** START Rows **

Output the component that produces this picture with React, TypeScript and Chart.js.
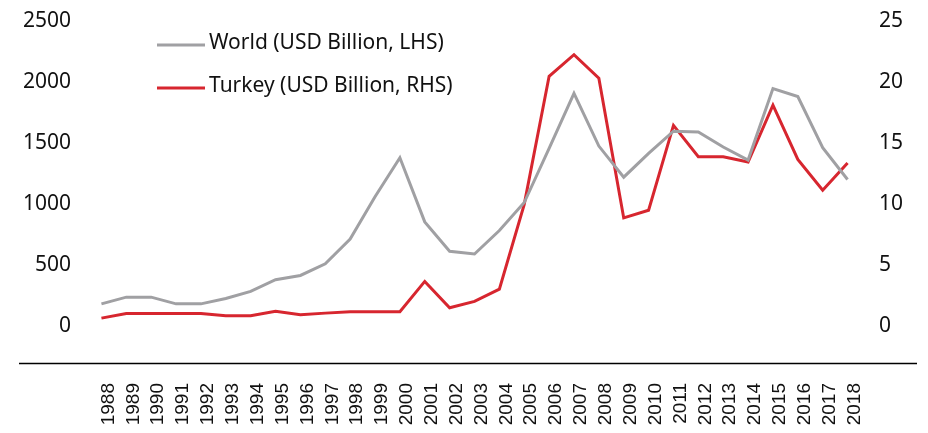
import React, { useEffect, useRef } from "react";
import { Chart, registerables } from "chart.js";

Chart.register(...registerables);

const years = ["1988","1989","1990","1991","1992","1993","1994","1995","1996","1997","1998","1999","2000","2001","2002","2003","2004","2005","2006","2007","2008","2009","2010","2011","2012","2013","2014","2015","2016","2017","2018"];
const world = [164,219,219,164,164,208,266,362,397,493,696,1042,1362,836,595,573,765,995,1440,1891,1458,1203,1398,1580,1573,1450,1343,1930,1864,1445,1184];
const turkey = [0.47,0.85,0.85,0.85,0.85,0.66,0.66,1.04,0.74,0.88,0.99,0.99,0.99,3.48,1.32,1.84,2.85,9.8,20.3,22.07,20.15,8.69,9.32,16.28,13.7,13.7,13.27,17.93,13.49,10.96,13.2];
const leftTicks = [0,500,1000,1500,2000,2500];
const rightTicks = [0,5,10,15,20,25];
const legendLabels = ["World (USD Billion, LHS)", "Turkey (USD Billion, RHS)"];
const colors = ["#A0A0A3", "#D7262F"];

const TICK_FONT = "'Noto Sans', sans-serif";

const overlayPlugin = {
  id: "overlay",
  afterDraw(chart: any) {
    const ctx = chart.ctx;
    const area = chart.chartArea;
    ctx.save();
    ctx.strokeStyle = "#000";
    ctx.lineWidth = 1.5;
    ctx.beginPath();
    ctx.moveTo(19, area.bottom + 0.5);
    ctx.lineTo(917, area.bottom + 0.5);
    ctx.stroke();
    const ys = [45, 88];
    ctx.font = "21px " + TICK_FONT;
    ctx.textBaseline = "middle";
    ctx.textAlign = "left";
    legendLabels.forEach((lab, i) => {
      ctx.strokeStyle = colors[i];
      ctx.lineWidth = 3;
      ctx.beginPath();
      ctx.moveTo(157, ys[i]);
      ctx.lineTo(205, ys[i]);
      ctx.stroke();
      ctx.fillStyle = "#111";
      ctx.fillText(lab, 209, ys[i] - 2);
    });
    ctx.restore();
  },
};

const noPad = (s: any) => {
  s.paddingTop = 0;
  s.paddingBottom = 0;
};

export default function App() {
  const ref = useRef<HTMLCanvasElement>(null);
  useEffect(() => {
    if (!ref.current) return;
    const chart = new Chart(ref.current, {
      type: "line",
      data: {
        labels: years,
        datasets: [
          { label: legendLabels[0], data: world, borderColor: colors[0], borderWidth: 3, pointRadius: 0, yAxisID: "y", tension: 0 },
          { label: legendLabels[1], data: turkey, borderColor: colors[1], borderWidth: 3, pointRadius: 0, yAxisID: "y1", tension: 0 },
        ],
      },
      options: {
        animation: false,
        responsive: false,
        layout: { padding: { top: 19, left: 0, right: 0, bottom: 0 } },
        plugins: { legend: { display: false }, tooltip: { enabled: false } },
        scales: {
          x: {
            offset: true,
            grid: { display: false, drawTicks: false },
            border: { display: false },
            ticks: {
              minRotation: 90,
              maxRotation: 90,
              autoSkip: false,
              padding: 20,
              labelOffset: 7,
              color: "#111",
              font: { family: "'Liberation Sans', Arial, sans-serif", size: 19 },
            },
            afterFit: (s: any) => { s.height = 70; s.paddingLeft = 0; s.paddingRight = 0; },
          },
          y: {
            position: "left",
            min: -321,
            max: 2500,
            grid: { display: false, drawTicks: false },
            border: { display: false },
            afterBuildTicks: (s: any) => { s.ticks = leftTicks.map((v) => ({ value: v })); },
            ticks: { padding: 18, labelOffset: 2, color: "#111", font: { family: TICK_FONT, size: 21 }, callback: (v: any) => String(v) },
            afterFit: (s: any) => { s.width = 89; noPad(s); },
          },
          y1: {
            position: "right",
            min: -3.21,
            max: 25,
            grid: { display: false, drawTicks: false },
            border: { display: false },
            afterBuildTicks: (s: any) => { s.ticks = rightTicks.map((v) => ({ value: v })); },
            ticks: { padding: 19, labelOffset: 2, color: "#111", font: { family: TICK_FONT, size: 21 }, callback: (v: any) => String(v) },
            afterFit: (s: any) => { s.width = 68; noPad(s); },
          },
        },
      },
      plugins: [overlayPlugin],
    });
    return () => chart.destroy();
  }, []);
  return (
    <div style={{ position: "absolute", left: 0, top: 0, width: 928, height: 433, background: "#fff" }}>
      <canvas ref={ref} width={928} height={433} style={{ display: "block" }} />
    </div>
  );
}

** END Rows **
** START Rows **

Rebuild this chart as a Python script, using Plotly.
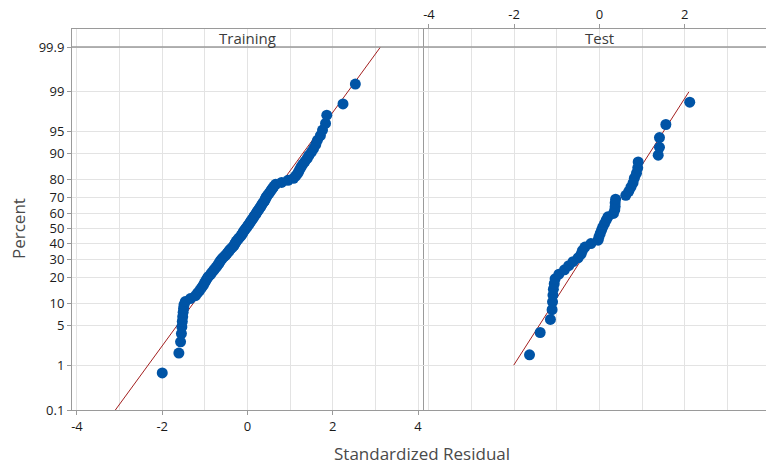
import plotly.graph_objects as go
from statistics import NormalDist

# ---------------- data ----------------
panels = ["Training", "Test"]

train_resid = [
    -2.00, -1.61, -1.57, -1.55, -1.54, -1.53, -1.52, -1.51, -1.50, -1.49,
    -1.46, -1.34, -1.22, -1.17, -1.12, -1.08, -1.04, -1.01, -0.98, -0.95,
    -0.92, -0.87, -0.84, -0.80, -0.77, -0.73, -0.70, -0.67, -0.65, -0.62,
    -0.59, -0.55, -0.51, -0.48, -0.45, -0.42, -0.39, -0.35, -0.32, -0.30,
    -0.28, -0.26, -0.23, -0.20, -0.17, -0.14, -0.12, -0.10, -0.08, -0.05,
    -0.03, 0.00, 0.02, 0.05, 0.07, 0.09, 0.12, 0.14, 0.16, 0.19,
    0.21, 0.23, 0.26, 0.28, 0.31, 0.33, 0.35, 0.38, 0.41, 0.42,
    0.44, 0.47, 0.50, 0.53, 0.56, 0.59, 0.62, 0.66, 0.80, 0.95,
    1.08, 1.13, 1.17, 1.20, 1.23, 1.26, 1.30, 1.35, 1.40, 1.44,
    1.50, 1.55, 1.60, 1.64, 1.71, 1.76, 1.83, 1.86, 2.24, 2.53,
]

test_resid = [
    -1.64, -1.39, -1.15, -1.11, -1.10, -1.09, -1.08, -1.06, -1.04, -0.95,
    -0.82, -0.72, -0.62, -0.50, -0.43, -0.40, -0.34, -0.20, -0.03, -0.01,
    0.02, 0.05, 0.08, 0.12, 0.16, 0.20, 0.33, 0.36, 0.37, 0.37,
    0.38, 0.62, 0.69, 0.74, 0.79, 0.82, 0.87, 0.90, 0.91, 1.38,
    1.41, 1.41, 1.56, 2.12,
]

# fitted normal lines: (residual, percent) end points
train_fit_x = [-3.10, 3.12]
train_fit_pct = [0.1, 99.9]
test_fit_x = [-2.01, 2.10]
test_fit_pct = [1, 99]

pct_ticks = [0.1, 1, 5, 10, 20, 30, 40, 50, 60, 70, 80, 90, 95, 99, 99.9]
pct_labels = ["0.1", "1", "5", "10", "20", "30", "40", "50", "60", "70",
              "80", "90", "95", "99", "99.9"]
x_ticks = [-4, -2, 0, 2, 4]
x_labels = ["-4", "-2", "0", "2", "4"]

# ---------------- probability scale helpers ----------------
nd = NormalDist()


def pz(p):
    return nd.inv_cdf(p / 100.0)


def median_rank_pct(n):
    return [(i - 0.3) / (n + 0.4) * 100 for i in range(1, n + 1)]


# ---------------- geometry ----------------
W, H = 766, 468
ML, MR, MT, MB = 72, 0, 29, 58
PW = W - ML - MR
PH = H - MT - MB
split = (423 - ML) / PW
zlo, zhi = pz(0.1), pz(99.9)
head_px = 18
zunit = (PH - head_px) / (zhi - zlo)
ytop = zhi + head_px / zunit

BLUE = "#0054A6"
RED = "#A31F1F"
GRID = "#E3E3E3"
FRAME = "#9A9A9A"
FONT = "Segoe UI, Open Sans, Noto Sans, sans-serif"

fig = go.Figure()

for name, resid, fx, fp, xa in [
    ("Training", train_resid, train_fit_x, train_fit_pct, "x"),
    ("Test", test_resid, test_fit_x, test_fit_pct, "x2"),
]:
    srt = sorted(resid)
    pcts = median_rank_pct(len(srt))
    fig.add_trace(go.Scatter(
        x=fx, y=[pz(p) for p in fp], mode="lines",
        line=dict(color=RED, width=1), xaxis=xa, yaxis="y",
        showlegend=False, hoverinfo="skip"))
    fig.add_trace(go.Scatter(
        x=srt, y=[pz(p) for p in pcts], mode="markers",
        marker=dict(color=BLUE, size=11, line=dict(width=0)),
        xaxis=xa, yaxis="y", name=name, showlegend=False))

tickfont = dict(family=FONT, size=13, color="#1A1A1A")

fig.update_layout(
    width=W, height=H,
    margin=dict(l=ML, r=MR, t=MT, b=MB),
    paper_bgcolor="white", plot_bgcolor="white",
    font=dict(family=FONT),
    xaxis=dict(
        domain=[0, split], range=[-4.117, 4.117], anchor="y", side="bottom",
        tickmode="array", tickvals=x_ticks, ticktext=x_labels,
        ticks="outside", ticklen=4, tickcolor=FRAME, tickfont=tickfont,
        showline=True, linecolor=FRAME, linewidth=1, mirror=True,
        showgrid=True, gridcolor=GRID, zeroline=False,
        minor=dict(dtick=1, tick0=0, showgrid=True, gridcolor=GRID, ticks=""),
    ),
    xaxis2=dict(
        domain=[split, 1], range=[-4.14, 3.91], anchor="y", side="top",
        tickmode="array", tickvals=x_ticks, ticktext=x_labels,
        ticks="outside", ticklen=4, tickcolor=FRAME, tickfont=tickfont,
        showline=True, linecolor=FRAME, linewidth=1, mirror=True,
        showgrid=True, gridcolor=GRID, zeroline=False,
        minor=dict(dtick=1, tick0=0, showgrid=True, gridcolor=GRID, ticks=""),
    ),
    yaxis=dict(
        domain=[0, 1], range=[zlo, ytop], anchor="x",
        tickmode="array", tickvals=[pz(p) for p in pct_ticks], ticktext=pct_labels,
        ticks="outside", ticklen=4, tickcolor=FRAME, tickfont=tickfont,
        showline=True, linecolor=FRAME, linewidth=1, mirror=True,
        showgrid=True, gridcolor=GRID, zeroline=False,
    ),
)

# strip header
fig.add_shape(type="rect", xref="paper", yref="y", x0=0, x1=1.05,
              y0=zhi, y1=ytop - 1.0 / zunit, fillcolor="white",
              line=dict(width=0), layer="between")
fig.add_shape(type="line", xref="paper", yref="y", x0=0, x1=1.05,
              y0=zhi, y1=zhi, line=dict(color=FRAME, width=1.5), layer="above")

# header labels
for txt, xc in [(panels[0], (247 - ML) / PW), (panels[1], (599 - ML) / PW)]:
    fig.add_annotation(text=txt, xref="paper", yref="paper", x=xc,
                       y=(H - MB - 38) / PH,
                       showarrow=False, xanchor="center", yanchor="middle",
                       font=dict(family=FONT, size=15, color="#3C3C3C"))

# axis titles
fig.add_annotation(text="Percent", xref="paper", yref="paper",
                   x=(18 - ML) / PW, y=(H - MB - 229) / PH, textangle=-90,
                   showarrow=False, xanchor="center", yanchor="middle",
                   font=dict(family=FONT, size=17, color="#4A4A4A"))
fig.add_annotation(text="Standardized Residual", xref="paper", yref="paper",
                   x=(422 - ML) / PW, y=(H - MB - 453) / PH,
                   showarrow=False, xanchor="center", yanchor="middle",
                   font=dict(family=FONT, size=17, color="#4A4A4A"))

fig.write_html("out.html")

** END Rows **

What you need to do:
Pictures are excluded. Repeat exactly the lines from the one containing "Output the component" to the one containing "Chart.register(...registerables);", inclusive.

Response to this task:
Output the component that produces this picture with React, TypeScript and Chart.js.
import React, { useEffect, useRef } from "react";
import { Chart, registerables } from "chart.js";

Chart.register(...registerables);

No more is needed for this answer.